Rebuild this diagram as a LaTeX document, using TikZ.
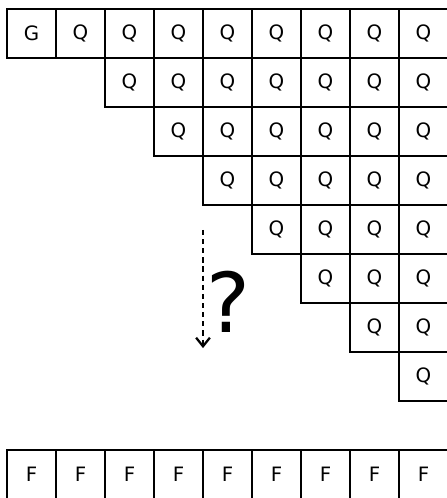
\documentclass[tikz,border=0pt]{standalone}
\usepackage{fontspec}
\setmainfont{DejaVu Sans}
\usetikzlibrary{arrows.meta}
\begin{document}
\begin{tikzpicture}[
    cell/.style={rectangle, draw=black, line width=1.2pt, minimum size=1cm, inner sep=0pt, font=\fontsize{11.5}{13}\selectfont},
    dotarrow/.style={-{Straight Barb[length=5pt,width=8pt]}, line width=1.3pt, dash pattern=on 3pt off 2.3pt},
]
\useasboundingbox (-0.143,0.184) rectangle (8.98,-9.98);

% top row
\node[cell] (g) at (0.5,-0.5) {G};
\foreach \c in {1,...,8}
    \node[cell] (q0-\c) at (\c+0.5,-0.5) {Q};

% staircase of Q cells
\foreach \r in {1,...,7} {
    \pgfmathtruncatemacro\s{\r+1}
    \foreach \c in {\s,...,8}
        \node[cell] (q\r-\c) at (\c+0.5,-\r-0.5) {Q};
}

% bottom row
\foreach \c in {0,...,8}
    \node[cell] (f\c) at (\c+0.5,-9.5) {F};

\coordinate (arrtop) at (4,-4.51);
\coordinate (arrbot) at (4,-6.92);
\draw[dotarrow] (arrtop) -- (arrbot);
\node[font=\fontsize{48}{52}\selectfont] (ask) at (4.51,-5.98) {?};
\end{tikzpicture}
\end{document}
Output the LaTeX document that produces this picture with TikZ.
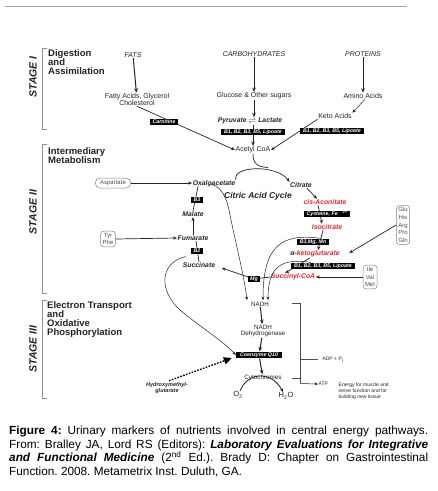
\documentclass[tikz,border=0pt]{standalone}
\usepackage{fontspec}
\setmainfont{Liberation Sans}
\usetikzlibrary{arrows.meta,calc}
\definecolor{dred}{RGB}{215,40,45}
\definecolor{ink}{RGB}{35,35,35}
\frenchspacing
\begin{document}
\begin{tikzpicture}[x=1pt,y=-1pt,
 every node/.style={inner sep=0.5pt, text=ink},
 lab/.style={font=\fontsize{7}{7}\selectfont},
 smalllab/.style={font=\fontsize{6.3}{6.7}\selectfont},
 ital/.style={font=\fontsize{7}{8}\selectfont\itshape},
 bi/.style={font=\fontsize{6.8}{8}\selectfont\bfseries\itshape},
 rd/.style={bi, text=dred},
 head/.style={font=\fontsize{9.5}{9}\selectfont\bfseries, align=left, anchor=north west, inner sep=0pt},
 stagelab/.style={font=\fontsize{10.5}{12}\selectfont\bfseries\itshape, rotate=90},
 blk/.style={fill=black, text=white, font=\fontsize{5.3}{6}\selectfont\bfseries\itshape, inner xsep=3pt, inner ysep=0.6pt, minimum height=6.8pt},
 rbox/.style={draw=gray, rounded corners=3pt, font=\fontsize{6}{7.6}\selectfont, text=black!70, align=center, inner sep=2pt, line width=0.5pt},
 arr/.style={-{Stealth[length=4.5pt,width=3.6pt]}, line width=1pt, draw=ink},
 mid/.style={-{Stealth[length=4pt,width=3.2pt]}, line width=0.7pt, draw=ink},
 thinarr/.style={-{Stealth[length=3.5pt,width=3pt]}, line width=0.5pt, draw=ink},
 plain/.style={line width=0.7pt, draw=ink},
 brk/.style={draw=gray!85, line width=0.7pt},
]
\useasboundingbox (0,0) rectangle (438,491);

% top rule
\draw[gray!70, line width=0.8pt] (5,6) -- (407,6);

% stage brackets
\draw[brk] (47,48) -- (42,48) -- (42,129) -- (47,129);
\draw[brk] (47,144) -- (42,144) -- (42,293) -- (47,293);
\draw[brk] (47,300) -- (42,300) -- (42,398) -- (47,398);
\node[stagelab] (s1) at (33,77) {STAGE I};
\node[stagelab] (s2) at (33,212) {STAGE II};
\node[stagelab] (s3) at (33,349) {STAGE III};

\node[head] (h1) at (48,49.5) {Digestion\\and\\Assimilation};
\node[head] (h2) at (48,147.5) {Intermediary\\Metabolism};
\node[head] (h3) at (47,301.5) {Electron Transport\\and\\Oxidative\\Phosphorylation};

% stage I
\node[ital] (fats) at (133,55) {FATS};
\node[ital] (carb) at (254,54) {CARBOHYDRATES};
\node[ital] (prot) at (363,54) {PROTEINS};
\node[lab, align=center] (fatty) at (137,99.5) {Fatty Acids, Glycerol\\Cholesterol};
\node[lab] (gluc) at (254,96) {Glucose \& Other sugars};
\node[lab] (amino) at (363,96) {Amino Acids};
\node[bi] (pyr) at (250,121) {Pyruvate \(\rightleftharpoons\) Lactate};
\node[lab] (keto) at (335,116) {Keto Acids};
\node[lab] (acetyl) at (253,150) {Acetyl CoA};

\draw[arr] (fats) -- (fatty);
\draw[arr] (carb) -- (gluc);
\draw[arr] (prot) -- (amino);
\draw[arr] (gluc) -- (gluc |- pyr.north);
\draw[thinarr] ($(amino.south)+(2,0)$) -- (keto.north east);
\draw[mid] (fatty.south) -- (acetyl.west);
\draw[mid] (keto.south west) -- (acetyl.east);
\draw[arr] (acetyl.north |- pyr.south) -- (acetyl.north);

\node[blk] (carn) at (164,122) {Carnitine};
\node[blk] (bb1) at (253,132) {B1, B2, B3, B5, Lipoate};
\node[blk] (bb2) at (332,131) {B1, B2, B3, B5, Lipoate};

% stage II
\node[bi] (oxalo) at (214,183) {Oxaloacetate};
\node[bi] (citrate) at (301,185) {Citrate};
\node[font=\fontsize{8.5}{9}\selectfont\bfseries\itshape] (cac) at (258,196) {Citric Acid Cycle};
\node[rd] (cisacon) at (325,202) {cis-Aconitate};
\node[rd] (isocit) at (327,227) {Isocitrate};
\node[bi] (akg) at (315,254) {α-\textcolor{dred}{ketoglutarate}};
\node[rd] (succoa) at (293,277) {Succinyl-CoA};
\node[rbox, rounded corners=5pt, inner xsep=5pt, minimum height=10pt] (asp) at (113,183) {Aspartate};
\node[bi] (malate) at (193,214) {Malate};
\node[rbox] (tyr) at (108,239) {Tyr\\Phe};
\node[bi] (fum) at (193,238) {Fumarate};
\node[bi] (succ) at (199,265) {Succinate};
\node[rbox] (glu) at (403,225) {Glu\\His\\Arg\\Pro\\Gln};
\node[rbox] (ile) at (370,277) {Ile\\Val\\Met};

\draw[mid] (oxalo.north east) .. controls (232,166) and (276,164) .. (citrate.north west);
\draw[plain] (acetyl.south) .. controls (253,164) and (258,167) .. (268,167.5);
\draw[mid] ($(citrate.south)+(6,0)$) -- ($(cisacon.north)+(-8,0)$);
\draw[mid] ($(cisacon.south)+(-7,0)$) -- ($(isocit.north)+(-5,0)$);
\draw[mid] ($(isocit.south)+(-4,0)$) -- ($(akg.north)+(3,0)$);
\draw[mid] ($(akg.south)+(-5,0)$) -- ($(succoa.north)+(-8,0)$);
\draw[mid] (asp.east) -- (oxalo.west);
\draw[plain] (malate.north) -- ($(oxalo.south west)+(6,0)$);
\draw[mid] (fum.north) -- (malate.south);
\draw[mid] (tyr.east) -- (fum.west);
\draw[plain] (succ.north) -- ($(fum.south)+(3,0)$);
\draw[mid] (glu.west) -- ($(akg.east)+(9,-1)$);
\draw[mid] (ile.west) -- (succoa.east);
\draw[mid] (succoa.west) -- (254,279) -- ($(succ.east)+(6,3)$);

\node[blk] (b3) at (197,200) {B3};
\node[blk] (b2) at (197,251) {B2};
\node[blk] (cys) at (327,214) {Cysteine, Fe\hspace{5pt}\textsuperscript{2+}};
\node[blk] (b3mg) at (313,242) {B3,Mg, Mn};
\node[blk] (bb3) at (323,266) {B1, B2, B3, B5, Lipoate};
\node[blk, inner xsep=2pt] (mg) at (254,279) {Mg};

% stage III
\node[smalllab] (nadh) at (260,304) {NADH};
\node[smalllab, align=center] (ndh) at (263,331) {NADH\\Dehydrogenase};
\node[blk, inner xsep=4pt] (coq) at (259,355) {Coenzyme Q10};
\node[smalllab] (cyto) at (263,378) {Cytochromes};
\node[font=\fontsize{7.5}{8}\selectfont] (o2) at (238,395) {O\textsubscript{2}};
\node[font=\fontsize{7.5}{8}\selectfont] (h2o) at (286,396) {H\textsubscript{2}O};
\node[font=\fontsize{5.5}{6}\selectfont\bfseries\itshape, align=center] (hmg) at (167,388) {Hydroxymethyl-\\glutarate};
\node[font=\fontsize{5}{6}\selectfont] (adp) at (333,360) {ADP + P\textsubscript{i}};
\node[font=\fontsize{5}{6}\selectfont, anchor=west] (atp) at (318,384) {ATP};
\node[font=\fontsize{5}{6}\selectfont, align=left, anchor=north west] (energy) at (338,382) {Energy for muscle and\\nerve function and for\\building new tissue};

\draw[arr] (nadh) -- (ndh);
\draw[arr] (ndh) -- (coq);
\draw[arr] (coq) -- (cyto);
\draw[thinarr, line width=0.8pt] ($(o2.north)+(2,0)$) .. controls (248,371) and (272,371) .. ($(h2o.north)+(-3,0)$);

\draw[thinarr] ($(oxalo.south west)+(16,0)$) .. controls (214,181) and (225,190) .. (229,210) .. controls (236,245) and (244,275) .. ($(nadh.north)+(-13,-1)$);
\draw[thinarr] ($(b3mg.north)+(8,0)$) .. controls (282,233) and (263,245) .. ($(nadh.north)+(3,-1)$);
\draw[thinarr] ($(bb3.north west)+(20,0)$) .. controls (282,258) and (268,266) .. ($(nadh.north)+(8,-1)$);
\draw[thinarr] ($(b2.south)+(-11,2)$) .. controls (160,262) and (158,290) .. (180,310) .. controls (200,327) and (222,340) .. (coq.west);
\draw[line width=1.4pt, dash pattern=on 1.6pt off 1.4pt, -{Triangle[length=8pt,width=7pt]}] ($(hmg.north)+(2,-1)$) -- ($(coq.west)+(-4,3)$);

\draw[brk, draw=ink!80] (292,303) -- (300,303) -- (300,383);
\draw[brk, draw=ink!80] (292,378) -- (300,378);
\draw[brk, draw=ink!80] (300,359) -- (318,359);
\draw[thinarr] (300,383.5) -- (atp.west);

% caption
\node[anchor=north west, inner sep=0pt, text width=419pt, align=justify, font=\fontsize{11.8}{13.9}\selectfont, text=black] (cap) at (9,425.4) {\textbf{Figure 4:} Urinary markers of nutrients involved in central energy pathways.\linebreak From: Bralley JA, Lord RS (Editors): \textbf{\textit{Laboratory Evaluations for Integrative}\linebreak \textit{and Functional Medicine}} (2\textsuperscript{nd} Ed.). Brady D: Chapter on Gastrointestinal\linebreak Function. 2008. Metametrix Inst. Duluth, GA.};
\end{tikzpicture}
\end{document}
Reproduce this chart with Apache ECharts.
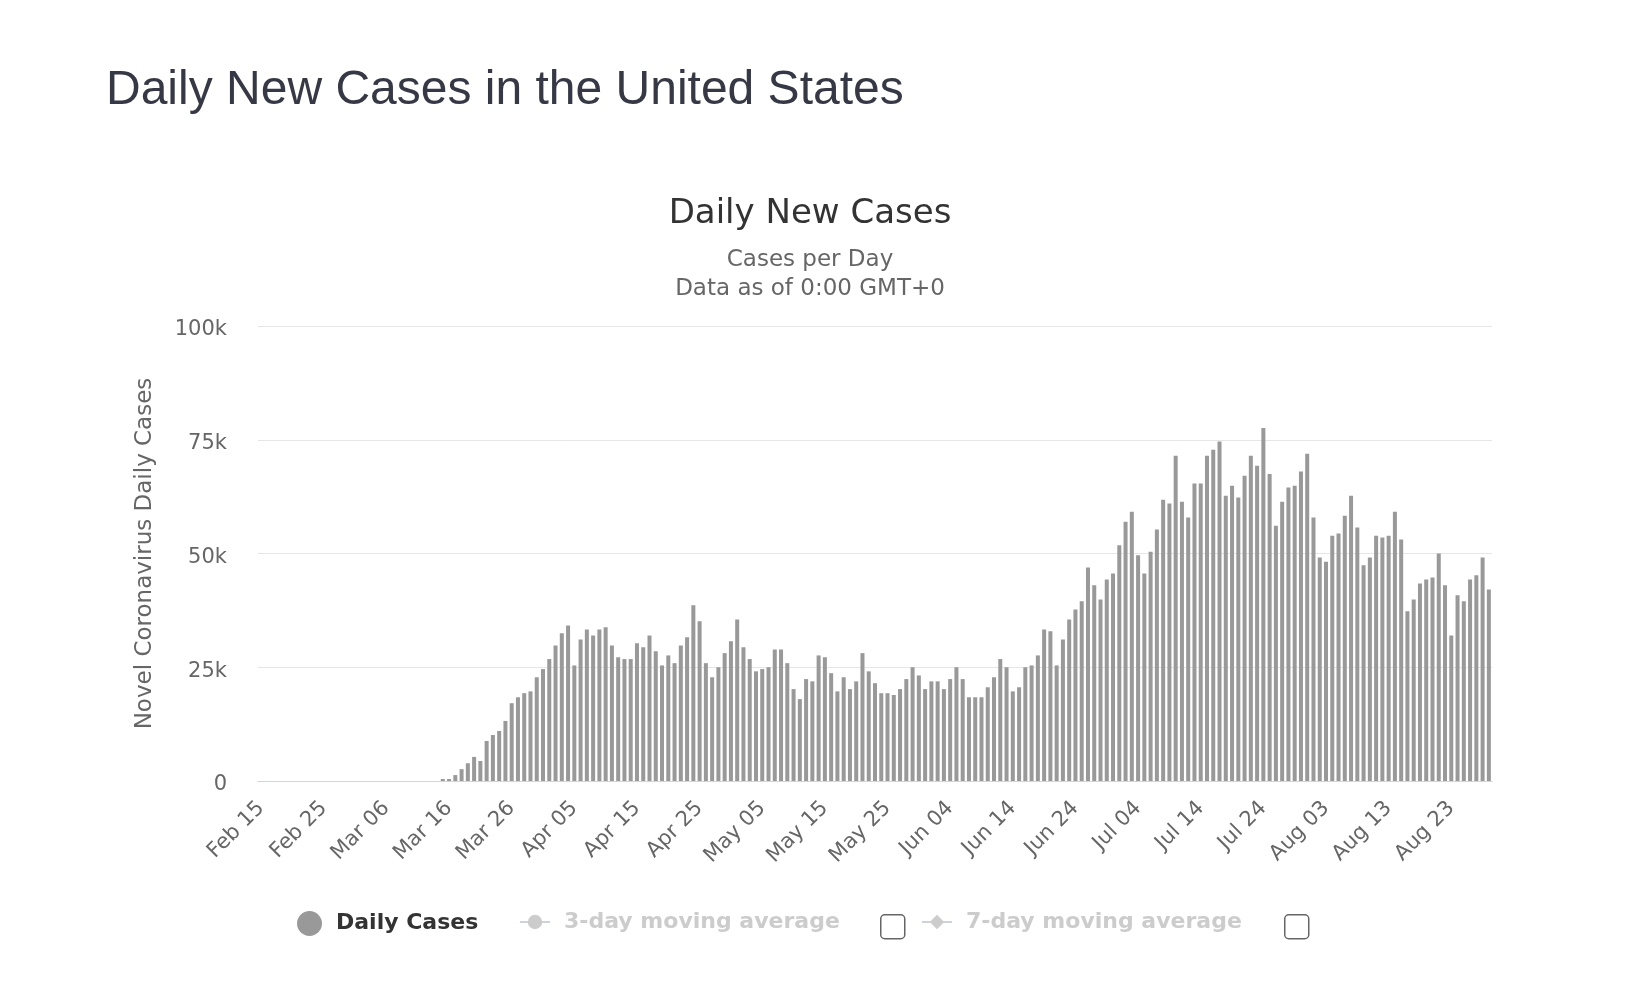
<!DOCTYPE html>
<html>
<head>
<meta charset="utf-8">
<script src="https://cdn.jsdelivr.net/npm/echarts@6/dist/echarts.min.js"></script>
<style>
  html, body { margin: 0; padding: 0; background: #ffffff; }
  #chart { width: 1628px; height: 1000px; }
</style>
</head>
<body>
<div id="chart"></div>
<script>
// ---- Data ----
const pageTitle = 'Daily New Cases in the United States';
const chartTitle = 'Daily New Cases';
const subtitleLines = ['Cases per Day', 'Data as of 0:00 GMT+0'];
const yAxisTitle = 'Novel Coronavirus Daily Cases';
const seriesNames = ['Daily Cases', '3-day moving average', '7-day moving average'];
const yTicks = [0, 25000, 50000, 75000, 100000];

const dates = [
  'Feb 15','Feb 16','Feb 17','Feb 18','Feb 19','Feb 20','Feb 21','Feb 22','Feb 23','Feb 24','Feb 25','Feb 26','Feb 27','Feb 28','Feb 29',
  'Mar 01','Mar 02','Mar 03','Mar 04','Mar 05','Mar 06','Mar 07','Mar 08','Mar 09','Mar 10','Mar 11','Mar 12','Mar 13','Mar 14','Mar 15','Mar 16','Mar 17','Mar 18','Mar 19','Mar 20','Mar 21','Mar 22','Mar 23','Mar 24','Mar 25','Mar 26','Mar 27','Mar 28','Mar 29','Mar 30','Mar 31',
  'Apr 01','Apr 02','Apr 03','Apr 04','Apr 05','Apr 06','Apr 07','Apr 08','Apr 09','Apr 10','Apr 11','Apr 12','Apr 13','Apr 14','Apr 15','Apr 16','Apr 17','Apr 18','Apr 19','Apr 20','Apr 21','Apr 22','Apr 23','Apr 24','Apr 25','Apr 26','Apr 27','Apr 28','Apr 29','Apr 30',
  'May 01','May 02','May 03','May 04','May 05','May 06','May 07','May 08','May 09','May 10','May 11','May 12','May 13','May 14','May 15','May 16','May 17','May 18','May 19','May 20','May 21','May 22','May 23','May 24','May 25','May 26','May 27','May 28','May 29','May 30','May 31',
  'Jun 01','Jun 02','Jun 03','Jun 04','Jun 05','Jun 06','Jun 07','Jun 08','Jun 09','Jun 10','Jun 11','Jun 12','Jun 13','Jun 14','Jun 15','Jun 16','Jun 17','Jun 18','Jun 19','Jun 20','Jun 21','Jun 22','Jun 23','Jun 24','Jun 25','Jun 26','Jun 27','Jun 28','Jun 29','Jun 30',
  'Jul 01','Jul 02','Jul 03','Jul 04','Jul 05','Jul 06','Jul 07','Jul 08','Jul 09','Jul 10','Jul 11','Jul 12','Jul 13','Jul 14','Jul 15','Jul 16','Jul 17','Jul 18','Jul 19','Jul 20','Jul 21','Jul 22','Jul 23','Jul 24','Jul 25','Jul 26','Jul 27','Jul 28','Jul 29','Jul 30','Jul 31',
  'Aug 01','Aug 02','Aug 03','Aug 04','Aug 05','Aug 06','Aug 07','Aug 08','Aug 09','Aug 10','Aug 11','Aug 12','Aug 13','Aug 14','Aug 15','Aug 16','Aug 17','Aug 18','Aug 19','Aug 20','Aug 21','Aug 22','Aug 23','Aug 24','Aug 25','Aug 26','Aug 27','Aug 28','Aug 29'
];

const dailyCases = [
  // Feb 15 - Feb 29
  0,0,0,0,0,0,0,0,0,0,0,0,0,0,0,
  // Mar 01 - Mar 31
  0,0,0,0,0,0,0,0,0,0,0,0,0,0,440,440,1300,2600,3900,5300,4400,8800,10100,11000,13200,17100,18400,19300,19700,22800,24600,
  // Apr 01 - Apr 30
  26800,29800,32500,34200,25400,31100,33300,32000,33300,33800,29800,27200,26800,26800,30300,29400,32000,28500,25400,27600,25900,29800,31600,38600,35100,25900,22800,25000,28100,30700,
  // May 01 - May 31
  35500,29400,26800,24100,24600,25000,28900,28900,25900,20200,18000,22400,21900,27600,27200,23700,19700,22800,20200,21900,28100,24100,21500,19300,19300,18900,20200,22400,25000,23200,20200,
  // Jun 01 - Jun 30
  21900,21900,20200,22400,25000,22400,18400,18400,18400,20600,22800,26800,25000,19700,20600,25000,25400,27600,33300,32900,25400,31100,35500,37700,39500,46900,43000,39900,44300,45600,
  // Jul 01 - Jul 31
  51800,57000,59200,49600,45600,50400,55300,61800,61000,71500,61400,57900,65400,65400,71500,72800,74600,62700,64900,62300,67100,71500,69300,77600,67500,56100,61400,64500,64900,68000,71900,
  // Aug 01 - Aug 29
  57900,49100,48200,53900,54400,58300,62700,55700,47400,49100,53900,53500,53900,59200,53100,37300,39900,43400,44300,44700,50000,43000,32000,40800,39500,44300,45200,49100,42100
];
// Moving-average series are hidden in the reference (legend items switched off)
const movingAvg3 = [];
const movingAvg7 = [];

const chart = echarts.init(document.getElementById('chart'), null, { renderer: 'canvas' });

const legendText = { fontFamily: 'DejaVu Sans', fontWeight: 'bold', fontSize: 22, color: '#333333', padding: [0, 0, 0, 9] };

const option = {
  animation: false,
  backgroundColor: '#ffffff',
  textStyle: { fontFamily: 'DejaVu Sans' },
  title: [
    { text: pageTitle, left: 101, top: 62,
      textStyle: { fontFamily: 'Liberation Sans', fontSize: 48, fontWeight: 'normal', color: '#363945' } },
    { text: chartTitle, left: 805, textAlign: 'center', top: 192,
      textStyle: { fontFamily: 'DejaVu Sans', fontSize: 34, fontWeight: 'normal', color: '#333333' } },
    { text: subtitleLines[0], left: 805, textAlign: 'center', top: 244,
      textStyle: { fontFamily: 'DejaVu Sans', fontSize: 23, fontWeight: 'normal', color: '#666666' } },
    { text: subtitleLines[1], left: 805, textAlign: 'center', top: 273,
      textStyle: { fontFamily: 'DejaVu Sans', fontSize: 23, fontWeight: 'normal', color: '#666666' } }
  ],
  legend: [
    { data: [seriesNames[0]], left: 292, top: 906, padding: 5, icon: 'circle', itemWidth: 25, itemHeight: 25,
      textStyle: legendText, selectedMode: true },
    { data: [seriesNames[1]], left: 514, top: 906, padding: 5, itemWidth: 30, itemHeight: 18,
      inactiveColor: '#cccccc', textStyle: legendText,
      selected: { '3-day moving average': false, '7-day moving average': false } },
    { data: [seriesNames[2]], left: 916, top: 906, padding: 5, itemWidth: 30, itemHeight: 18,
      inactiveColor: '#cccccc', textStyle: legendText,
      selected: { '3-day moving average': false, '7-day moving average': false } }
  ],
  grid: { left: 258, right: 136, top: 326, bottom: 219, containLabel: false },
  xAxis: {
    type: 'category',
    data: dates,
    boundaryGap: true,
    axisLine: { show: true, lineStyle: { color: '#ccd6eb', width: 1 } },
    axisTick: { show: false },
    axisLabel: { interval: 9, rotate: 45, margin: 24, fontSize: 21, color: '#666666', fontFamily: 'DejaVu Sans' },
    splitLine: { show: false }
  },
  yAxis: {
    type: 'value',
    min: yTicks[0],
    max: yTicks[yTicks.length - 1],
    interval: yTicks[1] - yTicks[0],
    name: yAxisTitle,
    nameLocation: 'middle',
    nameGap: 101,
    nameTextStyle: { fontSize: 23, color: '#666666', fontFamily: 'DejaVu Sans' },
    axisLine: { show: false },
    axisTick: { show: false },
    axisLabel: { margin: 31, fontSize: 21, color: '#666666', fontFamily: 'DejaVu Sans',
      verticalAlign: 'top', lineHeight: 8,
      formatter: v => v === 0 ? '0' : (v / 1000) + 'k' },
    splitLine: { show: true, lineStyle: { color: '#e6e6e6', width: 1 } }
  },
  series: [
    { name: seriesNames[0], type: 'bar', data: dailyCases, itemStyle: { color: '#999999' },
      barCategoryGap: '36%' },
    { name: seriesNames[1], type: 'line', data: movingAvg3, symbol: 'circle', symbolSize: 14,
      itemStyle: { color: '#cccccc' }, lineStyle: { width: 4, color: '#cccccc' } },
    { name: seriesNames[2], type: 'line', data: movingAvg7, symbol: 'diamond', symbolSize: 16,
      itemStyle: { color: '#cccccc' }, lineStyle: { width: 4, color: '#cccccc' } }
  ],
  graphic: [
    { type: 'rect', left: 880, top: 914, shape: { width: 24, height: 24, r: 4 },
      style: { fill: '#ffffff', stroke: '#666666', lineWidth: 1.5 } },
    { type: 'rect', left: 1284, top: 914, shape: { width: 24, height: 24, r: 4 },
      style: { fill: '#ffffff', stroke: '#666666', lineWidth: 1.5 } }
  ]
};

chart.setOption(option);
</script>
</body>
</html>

----------------------------------------

■ WHAT THE EXERCISE ASKS: Copy the records above from the first line through the line containing "(-0.143,0.184) rectangle (8.98,-9.98);", both included, and leave out any pictures.

■ THE REPLY:
Rebuild this diagram as a LaTeX document, using TikZ.
\documentclass[tikz,border=0pt]{standalone}
\usepackage{fontspec}
\setmainfont{DejaVu Sans}
\usetikzlibrary{arrows.meta}
\begin{document}
\begin{tikzpicture}[
    cell/.style={rectangle, draw=black, line width=1.2pt, minimum size=1cm, inner sep=0pt, font=\fontsize{11.5}{13}\selectfont},
    dotarrow/.style={-{Straight Barb[length=5pt,width=8pt]}, line width=1.3pt, dash pattern=on 3pt off 2.3pt},
]
\useasboundingbox (-0.143,0.184) rectangle (8.98,-9.98);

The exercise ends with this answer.